-- Begin --

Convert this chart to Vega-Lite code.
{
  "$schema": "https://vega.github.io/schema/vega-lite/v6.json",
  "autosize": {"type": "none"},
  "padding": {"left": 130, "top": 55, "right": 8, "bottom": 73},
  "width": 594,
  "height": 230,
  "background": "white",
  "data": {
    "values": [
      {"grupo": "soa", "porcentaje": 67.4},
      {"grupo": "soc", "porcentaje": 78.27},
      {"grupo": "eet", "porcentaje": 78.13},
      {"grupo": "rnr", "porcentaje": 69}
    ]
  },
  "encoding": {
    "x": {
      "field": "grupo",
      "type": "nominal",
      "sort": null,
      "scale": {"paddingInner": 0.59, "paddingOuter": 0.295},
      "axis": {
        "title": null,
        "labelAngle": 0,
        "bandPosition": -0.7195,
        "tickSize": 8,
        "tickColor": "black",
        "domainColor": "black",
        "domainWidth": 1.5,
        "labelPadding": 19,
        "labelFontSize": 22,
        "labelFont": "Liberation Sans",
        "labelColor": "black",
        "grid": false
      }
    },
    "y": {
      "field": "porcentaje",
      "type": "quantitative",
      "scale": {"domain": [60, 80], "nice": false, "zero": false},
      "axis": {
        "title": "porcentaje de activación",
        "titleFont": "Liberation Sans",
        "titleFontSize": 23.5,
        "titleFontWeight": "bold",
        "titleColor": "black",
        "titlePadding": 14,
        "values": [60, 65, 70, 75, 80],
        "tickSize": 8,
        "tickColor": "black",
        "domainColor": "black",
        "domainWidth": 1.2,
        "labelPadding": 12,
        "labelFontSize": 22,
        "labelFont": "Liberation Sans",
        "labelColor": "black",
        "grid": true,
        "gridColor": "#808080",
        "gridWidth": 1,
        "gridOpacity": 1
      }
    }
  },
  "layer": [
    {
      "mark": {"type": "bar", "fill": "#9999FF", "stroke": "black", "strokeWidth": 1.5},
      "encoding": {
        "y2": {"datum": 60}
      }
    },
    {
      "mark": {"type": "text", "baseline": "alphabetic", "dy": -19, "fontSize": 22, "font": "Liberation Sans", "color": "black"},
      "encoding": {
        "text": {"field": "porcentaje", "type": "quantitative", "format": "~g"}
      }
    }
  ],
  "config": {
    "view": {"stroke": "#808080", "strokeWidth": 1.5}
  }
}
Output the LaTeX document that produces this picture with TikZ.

-- End --

__What is asked__. Every line of the listing that holds "this" should be found and copied.

__Response__.
Convert this chart to Vega-Lite code.
Output the LaTeX document that produces this picture with TikZ.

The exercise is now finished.